El Medioevo, en versión siglo XXI
Es una mujer con el pelo recogido en un pañuelo de tela tosca, el gesto agobiado bajo una enorme fuente cargada de naranjas. Una mujer vestida con las ropas modestas de la campesina medieval; un rostro en claroscuro que sueña con la maravilla barroca de Rembrandt. Es mi vecina del sexto, en una imagen digital que compartió en Facebook.
Cecilia es docente, música, cantante. Madre de tres hijas. Viajera del tiempo. Vuelvo a mirar la fotografía; imagino que algún remoto ancestro de esta nieta de ucranianos e italianos bien pudo haber lucido así.
Guardo de ella dos escenas, casi un díptico. El día en que, recién llegada al edificio, yo rengueaba por una fractura de rótula que me tenía a maltraer. Una mujer alta, de ojos claros, me ayudó a subir al ascensor. Me contó que era docente de música y, además, practicaba eutonía; casi sin conocerme, se ofreció a darme una mano con la recuperación. La otra escena ocurrió unos cuantos años después.

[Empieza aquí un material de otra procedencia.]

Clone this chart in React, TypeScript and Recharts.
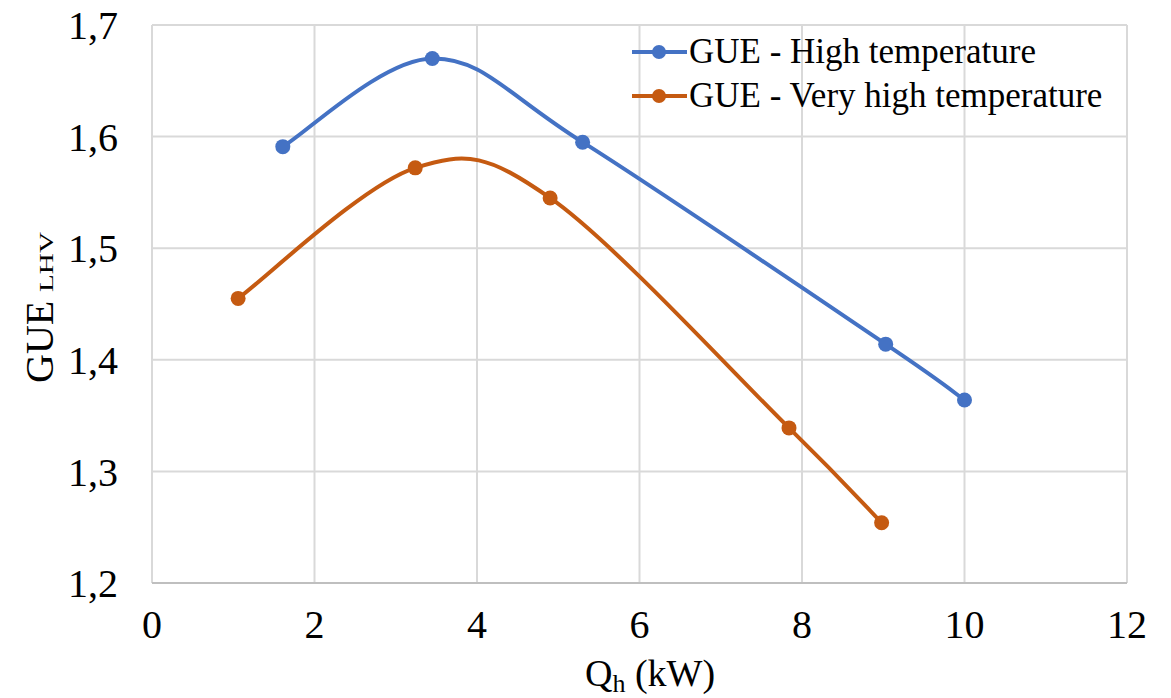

Un poco por curiosidad, otro poco por acompañar a mi hijo en su incipiente fascinación por castillos, dragones y héroes de cuento, visité una de las tantas ferias medievales que se hacen en la ciudad. Y allí estaba ella, la vecina, ataviada con un bello traje palaciego, marcando los pasos de una danza medieval. Lo sorprendente, al menos para mí, vino después.
Por altoparlantes anunciaron que había llegado el momento de la batalla. Convencida de que no iba a ser más que una coreografía, fui con mi hijo al sector donde ya se aprestaban los caballeros medievales. "¡Chufa!", musitó él, en lo que por aquel tiempo era su máxima expresión de maravilla. Porque la recreación era todo lo realista que se podía esperar: los golpes eran reales; las armas también parecían serlo. Y empecé a temer que algún casco no fuera lo suficientemente duro. Al rato nos volvimos a encontrar con Cecilia, que algo debió ver en mi expresión: "Siempre quedan con algún moretón? Si practicasen rugby, también podrían fracturarse, ¿no?". Sonriente, tranquila. Una lady Rowena del siglo XXI.
Inmune a las viejas disputas entre alta y baja cultura, me cuenta que el amor por Monteverdi y la música barroca la llevó a sumergirse en la cultura del Renacimiento; la pasión por los libros de Tolkien, a saberlo todo sobre la Tierra Media. Y el descubrimiento de Juego de tronos (alguien, cuando para ella George R. R. Martin apenas era un nombre remoto, le dijo que se parecía a Lady Stark) acrecentó un interés por el Medioevo que venía de lejos.
Asegura que la suya no es una mirada edulcorada hacia lo que ocurrió en otro continente, tantos siglos atrás. Reconoce que, de haber vivido en los durísimos tiempos de la Edad Media, habría optado por la seguridad de los sólidos muros de un convento. Y comenta: "Leés a Tolkien y salís con el corazón lleno de luz. Leés a R. R. Martin y te cargás de violencia; querés salir a matar". Se ríe un poco; se pone seria, vuelve reír, suavemente: "Es parte de la naturaleza humana".
Cecilia Nadaszkiewicz integra la Asociación Tolkien, dirige el grupo de danzas renacentistas Ardo Liltamor (que participó en el Festival Shakespeare), estudió sastrería de época en el Instituto Saulo Benavente, es parte del grupo de recreacionismo medieval Chastel Pelerin. Me habla de una flauta traversa de madera, utilizada en la recreación de la música antigua: "Los sonidos de esta flauta vienen de hace siglos -explica-. Sonaba 300 años atrás, es una llave al pasado". Cuenta que su marido, coleccionista de monedas, una vez halló unas antiquísimas monedas medievales: "Las tocás y pensás que hubo mucha gente que las usó -se fascina-. Te preguntás cuánto pan se hubiera podido comprar con esos peniques? Son cosas que te ayudan a tomar conciencia de la permanencia en el tiempo; no somos sólo presente". Lo que la apasiona, insiste, es la idea del origen. "Me remonta a Dios, a la creación, al paso de la humanidad. Esto de que no terminamos de aprender nunca."
Vive viajando en el tiempo. Pero nunca sobrevoló el océano. Cecilia, la mujer que en una lograda imagen fotográfica parece extraída de la bruma medieval, nunca vio con sus propios ojos los magníficos castillos de Edimburgo ni pisó la tierra de donde vinieron sus mayores. No parece afectarla. Además, ya dio un primer paso: "Este mes -cuenta con alegría de niña- me saqué el pasaporte".